Proposed Section 899 in “One Big Beautiful Bill” if enacted would increase the rate of tax levied against certain foreign corporations, non-resident individuals, foreign private foundations, and foreign governments resident in “discriminatory foreign countries”. The section labels countries as discriminatory if they levy “unfair tax regimes” against U.S. individuals and corporations or foreign corporations in which they own more than 50% of the vote or value. Discriminatory taxes include UTPR, DST, DPT, and other taxes designated by the Secretary of the Treasury, but do not include VAT.
Under the proposal, the U.S. tax rate would increase by 5% for each year that a country keeps its discriminatory taxes in place. The bill caps these rate increases at the statutory rate for the class of income plus 20%. For example, effectively connected income would be capped at 47% and 57% for corporations and individuals respectively. Taxes on payment subject to withholding taxes would be capped at 50%. Even payments subject to a reduced withholding rate under an income tax treaty would be subject to the 5% per year increase.
Under this section, modifications to base erosion and anti-abuse taxes (BEAT) would increase the number of domestic corporation subject to BEAT by eliminating threshold of $500 million and the 3% based erosion percentage test. Thus, resulting in more domestic corporations having to perform BEAT calculations. Further, the bill also expands the definition of base erosion payments by including certain payments subject to withholding and payments that are capitalized to cost of goods sold. Finally, if Section 899 is applicable, the BEAT computation is strengthened in two ways: (1) the BEAT rate applied to modified taxable income is increased from 10% to 12.5% and (2) certain Section 38 credits and R&E credits would not be protected as they are under the current BEAT computation before 2026.
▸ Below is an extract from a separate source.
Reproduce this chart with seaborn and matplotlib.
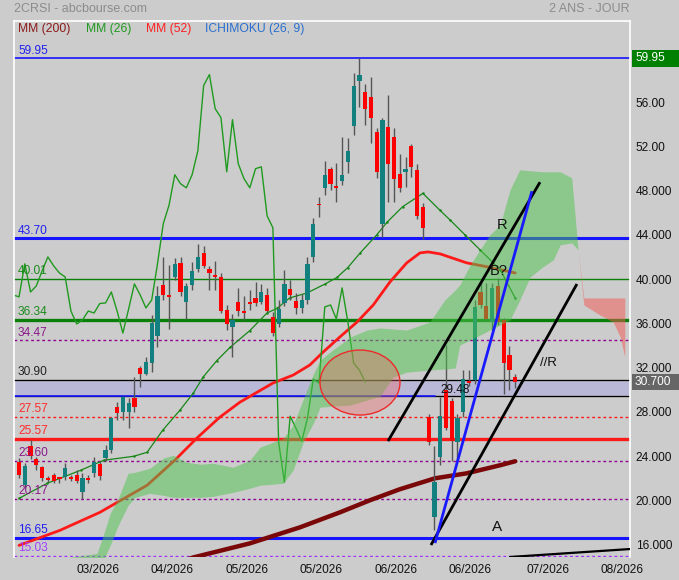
import numpy as np
import pandas as pd
import matplotlib
matplotlib.use("Agg")
import matplotlib.pyplot as plt
import matplotlib.transforms as mtransforms
from matplotlib.patches import Ellipse, Rectangle
import seaborn as sns

# ---- daily candles (open / high / low / close) ----
opens = [23.49, 21.38, 24.91, 23.73, 23.01, 21.95, 22.28, 22.05, 22.10, 22.13,
         22.28, 20.74, 22.04, 22.46, 23.28, 23.82, 24.54, 28.44, 27.98, 27.98,
         29.25, 31.97, 31.42, 32.42, 34.86, 39.48, 38.55, 40.20, 41.47, 37.94,
         39.48, 40.92, 42.37, 40.93, 40.38, 40.20, 37.21, 35.68, 37.94, 37.12,
         37.85, 38.30, 37.94, 38.57, 36.58, 35.95, 37.85, 39.12, 38.03, 37.40,
         38.12, 42.01, 46.72, 48.26, 49.98, 48.44, 48.89, 50.61, 53.87, 57.94,
         56.95, 56.49, 53.32, 45.00, 53.78, 52.87, 49.52, 49.70, 52.06, 49.88,
         46.54, 27.53, 18.48, 23.91, 29.98, 28.98, 25.27, 27.98, 30.70, 30.88,
         38.84, 37.58, 36.13, 39.39, 36.31, 33.14, 31.20]
highs = [23.82, 23.35, 25.45, 23.95, 23.15, 22.25, 22.45, 22.15, 23.35, 22.35,
         22.75, 22.45, 22.30, 23.91, 23.55, 25.05, 27.55, 28.92, 29.45, 29.25,
         31.15, 32.15, 32.95, 36.75, 39.35, 42.01, 41.29, 41.92, 42.01, 39.65,
         41.55, 43.19, 43.01, 41.20, 41.65, 40.56, 37.65, 36.85, 39.21, 38.48,
         39.05, 39.75, 39.57, 39.21, 37.03, 38.12, 40.85, 39.93, 38.75, 38.65,
         42.01, 45.54, 47.44, 50.70, 50.15, 50.52, 52.87, 52.78, 58.66, 59.95,
         57.67, 58.30, 53.69, 54.59, 56.67, 53.69, 51.33, 51.06, 52.24, 50.43,
         46.90, 27.80, 24.91, 29.34, 34.05, 29.25, 27.85, 31.78, 31.78, 38.12,
         39.66, 39.66, 39.66, 40.11, 36.49, 33.96, 31.45]
lows = [22.01, 21.15, 23.75, 22.75, 21.75, 21.65, 21.55, 21.55, 21.85, 21.75,
        21.55, 20.11, 21.60, 22.15, 21.85, 23.55, 24.25, 27.25, 27.25, 26.55,
        28.00, 30.25, 31.35, 31.65, 33.85, 38.15, 35.49, 39.93, 38.45, 36.40,
        39.05, 40.65, 41.02, 39.05, 39.05, 36.95, 35.41, 32.95, 36.65, 36.31,
        37.21, 37.58, 37.75, 37.03, 34.85, 35.68, 37.58, 38.15, 36.85, 36.95,
        37.75, 41.55, 45.63, 47.62, 48.05, 46.99, 48.53, 49.61, 53.05, 55.59,
        53.96, 52.33, 49.15, 43.82, 46.99, 46.99, 47.89, 48.35, 49.25, 45.45,
        43.64, 25.00, 17.30, 23.19, 26.35, 23.55, 23.55, 27.53, 30.34, 30.52,
        37.40, 36.31, 35.41, 35.85, 29.61, 29.97, 30.20]
closes = [22.28, 23.12, 24.00, 23.19, 22.01, 21.90, 21.74, 21.95, 22.92, 21.92,
          21.74, 22.01, 21.83, 23.46, 22.19, 24.54, 27.44, 27.89, 29.34, 28.80,
          28.44, 31.42, 32.51, 36.04, 38.48, 38.57, 38.40, 41.38, 38.84, 39.39,
          40.74, 42.01, 41.20, 40.56, 40.20, 37.12, 35.95, 36.31, 37.12, 36.94,
          37.80, 37.85, 38.84, 37.12, 35.13, 37.31, 39.57, 38.57, 37.40, 38.12,
          41.38, 45.00, 46.68, 49.43, 48.62, 48.25, 49.43, 51.60, 57.49, 58.48,
          55.40, 54.59, 49.70, 54.41, 50.43, 49.07, 48.25, 49.98, 50.15, 45.72,
          44.64, 25.27, 21.65, 27.62, 26.54, 25.36, 27.44, 30.97, 30.61, 37.49,
          37.67, 36.40, 39.21, 36.13, 32.42, 31.78, 30.70]

# moving averages, read at sample sessions
mm26_x = [0, 4.9, 10.7, 14.7, 19.9, 22.2, 24.9, 27.9, 30.2, 31.9, 34.3, 36.6, 40.0, 43.0, 44.7,
          46.9, 49.9, 53.0, 55.1, 57.0, 59.1, 62.0, 63.8, 66.5, 70.0, 72.9, 74.7, 77.3, 79.9, 83.4, 86.0]
mm26_y = [20.20, 21.56, 22.74, 23.64, 24.00, 24.36, 26.35, 28.17, 29.70, 31.15, 32.65, 33.85, 35.35, 36.95, 37.35,
          38.30, 38.75, 39.55, 40.15, 41.05, 42.35, 44.00, 45.15, 46.55, 47.75, 46.25, 45.35, 44.00, 42.65, 40.85, 38.30]
mm52_x = [0, 7.1, 14.0, 22.2, 27.0, 30.8, 34.8, 38.3, 44.0, 47.5, 50.4, 52.7, 55.6, 58.6, 61.4,
          64.3, 67.2, 69.5, 70.9, 73.0, 77.6, 82.1, 86.0]
mm52_y = [15.95, 17.31, 18.93, 21.38, 23.64, 25.63, 27.53, 28.89, 30.61, 31.33, 32.24, 33.41, 34.77, 36.13, 37.67,
          39.75, 41.47, 42.37, 42.46, 42.28, 41.47, 41.02, 40.56]
mm200_x = [25, 30.2, 40.0, 48.7, 55.6, 60.8, 66.0, 72.1, 77.6, 83.4, 86.0]
mm200_y = [14.00, 14.86, 16.13, 17.58, 18.93, 20.02, 21.02, 22.01, 22.46, 23.19, 23.55]

# ichimoku cloud (senkou A / senkou B)
cloud_x = [8.8, 13.5, 14.6, 15.8, 17.2, 18.9, 20.1, 22.7, 25.0, 26.7, 29.1, 31.4, 33.6, 37.1, 40.0, 41.8,
           45.8, 47.5, 49.2, 51.0, 52.2, 54.4, 57.4, 60.3, 62.6, 64.8, 67.2, 71.2, 73.8, 75.6, 76.4, 78.2,
           79.9, 81.6, 83.4, 85.1, 86.8, 88.6, 90.8, 92.6, 93.8, 95.8, 96.9, 97.9, 100.7, 103.0, 104.2, 105.0]
span_a = [14.86, 15.22, 16.85, 18.84, 20.20, 22.46, 22.55, 22.92, 23.82, 24.09, 23.46, 23.28, 23.37, 23.01, 23.64, 24.82,
          25.63, 26.81, 29.07, 31.42, 32.69, 33.60, 34.77, 35.40, 35.59, 35.50, 35.40, 36.13, 38.12, 39.02, 39.48, 41.29,
          42.65, 44.00, 44.91, 48.07, 49.88, 49.79, 49.70, 49.70, 49.70, 49.16, 42.65, 37.67, 36.76, 36.13, 34.77, 32.96]
span_b = [14.41, 14.41, 14.59, 15.95, 17.76, 19.57, 20.29, 20.65, 20.47, 20.29, 20.29, 20.29, 20.38, 20.74, 21.11, 21.38,
          21.56, 22.74, 25.18, 26.99, 28.44, 28.53, 28.62, 29.07, 29.43, 31.15, 31.60, 31.79, 31.88, 31.97, 34.05, 34.50,
          34.95, 35.40, 35.86, 36.31, 38.12, 40.20, 41.11, 41.74, 43.10, 43.28, 42.65, 38.30, 38.30, 38.30, 38.30, 38.30]

# horizontal levels
levels = [59.95, 43.70, 40.01, 36.34, 34.47, 30.90, 27.57, 25.57, 23.60, 20.17, 16.65, 15.03]
level_labels = ["59.95", "43.70", "40.01", "36.34", "34.47", "30.90", "27.57", "25.57", "23.60", "20.17", "16.65", "15.03"]
box_low = 29.48

# drawn trendlines (session, price) pairs
upper_line = [(63.95, 25.37), (90.3, 48.76)]
lower_line = [(71.4, 15.98), (96.7, 39.56)]
blue_line = [(72.1, 16.16), (88.9, 47.95)]
bottom_line = [(85.1, 14.90), (105.9, 15.62)]

month_pos = [13.7, 26.5, 39.5, 52.3, 65.3, 78.2, 91.7, 104.5]
month_labels = ["03/2026", "04/2026", "05/2026", "05/2026", "06/2026", "06/2026", "07/2026", "08/2026"]
price_ticks = [16, 20, 24, 28, 32, 36, 40, 44, 48, 52, 56, 60]
price_tick_labels = ["16.000", "20.000", "24.000", "28.000", "32.000", "36.000", "40.000",
                     "44.000", "48.000", "52.00", "56.00", "60.00"]
last_price = 30.70

df = pd.DataFrame({"open": opens, "high": highs, "low": lows, "close": closes})
df["x"] = np.arange(len(df))
# chikou span: close plotted 26 sessions back
chikou = pd.DataFrame({"x": df["x"] - 26, "y": df["close"]})

sns.set_style("white")
plt.rcParams['font.family'] = ['Liberation Sans', 'DejaVu Sans']

W, H = 679, 580
fig = plt.figure(figsize=(W / 100, H / 100), dpi=100, facecolor='#cccccc')
ax = fig.add_axes([14 / W, 1 - 557 / H, 616 / W, 536 / H])
ax.set_facecolor('#cccccc')
ax.set_xlim(-0.87, 105.9)
ax.set_ylim(14.90, 63.32)

# levels
lv_colors = ['#1515ff', '#1515ff', '#0a800a', '#0a800a', '#900090', 'black',
             '#ff1a1a', '#ff1a1a', '#900090', '#900090', '#1515ff', '#a030ff']
lv_widths = [1.2, 2.2, 1.0, 2.4, 1.0, 1.0, 1.0, 2.4, 1.0, 1.0, 2.2, 1.0]
lv_styles = ['-', '-', '-', '-', ':', '-', ':', '-', ':', ':', '-', ':']
txt_colors = ['#2020ee', '#2020ee', '#1a8a1a', '#1a8a1a', '#8a1a8a', '#222222',
              '#ff2a2a', '#ff2a2a', '#8a1a8a', '#8a1a8a', '#2020ee', '#a040ff']

ax.axhspan(box_low, 30.90, facecolor='#b9b9d7', zorder=1)
ax.axhline(box_low, color='black', lw=1.0, zorder=1.2)
ax.plot([-0.87, 72.1], [box_low, box_low], color='#1515ff', lw=1.2, zorder=1.3)
for lv, c, w, ls in zip(levels, lv_colors, lv_widths, lv_styles):
    ax.axhline(lv, color=c, lw=w, ls=ls if ls == '-' else (0, (2, 2)), zorder=1.2)
for lv, lbl, c in zip(levels, level_labels, txt_colors):
    ax.annotate(lbl, (-0.17, lv), xytext=(0, 1.2), textcoords='offset points',
                va='bottom', ha='left', fontsize=8.6, color=c, zorder=8)

# moving averages and chikou
sns.lineplot(x=mm200_x, y=mm200_y, ax=ax, color='#7a0808', lw=3.2, sort=False, estimator=None, zorder=2)
sns.lineplot(x=mm52_x, y=mm52_y, ax=ax, color='#ff1a1a', lw=2.0, sort=False, estimator=None, zorder=2)
sns.lineplot(x=mm26_x, y=mm26_y, ax=ax, color='#178717', lw=0.9, sort=False, estimator=None,
             marker='o', markersize=1.8, markeredgewidth=0, zorder=2)
sns.lineplot(data=chikou, x="x", y="y", ax=ax, color='#1f9a1f', lw=1.0, sort=False, estimator=None, zorder=2)

# candles
up = df["close"] >= df["open"]
ax.vlines(df["x"], df["low"], df["high"], color='#555555', lw=1.0, zorder=3)
body_low = np.minimum(df["open"], df["close"])
body_h = np.maximum((df["close"] - df["open"]).abs(), 0.15)
ax.bar(df["x"], body_h, bottom=body_low, width=0.74,
       color=np.where(up, '#138080', '#ff0000'), edgecolor='none', zorder=3.5)

# ichimoku cloud
a = np.array(span_a)
b = np.array(span_b)
ax.fill_between(cloud_x, a, b, where=a >= b, interpolate=True, color='#4ec44e', alpha=0.5, lw=0, zorder=4)
ax.fill_between(cloud_x, a, b, where=a < b, interpolate=True, color='#f45852', alpha=0.5, lw=0, zorder=4)

# trendlines
for seg, col in [(upper_line, 'black'), (lower_line, 'black'), (blue_line, '#1a1aff')]:
    ax.plot([seg[0][0], seg[1][0]], [seg[0][1], seg[1][1]], color=col, lw=2.0, zorder=5,
            solid_capstyle='butt')
ax.plot([bottom_line[0][0], bottom_line[1][0]], [bottom_line[0][1], bottom_line[1][1]],
        color='black', lw=1.6, zorder=5)

ax.add_patch(Ellipse((59.1, 30.66), 13.86, 5.87, facecolor='#f06060', alpha=0.35,
                     edgecolor='none', zorder=6))
ax.add_patch(Ellipse((59.1, 30.66), 13.86, 5.87, facecolor='none', edgecolor='#ee2a2a',
                     lw=1.0, zorder=6))

# annotations
ax.text(83.7, 44.9, "R", fontsize=10.5, ha='center', va='center', color='#111111', zorder=8)
ax.text(83.2, 40.7, "B?", fontsize=10.5, ha='center', va='center', color='#111111', zorder=8)
ax.text(91.7, 32.43, "//R", fontsize=9.5, ha='center', va='center', color='#111111', zorder=8)
ax.text(82.8, 17.61, "A", fontsize=11, ha='center', va='center', color='#111111', zorder=8)
ax.text(75.6, 29.99, "29.48", fontsize=8.5, ha='center', va='center', color='#111111', zorder=8)

# axes styling
for side in ['left', 'top', 'right']:
    ax.spines[side].set_color('white')
    ax.spines[side].set_linewidth(1.2)
ax.spines['bottom'].set_visible(False)
ax.yaxis.tick_right()
ax.set_yticks(price_ticks)
ax.set_yticklabels(price_tick_labels)
ax.set_xticks(month_pos)
ax.set_xticklabels(month_labels)
ax.tick_params(axis='y', length=0, pad=4, labelsize=8.6, labelcolor='#111111')
ax.tick_params(axis='x', length=0, pad=5, labelsize=8.6, labelcolor='#111111')
ax.set_xlabel("")
ax.set_ylabel("")

# price boxes on the right scale
trans = mtransforms.blended_transform_factory(fig.transFigure, ax.transData)
for val, txt, col in [(59.95, "59.95", '#008000'), (last_price, "30.700", '#666666')]:
    ax.add_patch(Rectangle((632 / W, val - 0.75), 47 / W, 1.5, transform=trans,
                           facecolor=col, edgecolor='none', clip_on=False, zorder=10))
    ax.text(635 / W, val, txt, transform=trans, color='white', fontsize=8.6,
            va='center', ha='left', zorder=11, clip_on=False)

# header texts
fig.text(14 / W, 1 - 9 / H, "2CRSI - abcbourse.com", color='#8c8c8c', fontsize=9, va='center', ha='left')
fig.text(630 / W, 1 - 9 / H, "2 ANS - JOUR", color='#8c8c8c', fontsize=9, va='center', ha='right')
legend_items = [("MM (200)", '#8b1a1a', 18), ("MM (26)", '#1f9a1f', 86),
                ("MM (52)", '#ff2020', 146), ("ICHIMOKU (26, 9)", '#2a70d0', 205)]
for name, col, px in legend_items:
    fig.text(px / W, 1 - 29 / H, name, color=col, fontsize=8.7, va='center', ha='left')

fig.savefig("out.png", dpi=100, facecolor=fig.get_facecolor())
If enacted, the effective date would be the first calendar year after the later of (1) 90 days after the date of enactment, (ii) 180 days after the date of enactment of the unfair foreign tax, or (iii) the first date that the unfair foreign tax applies. As several countries already have unfair foreign taxes in effect, the provisions of proposed Section 899 could be in affect starting January 1, 2026.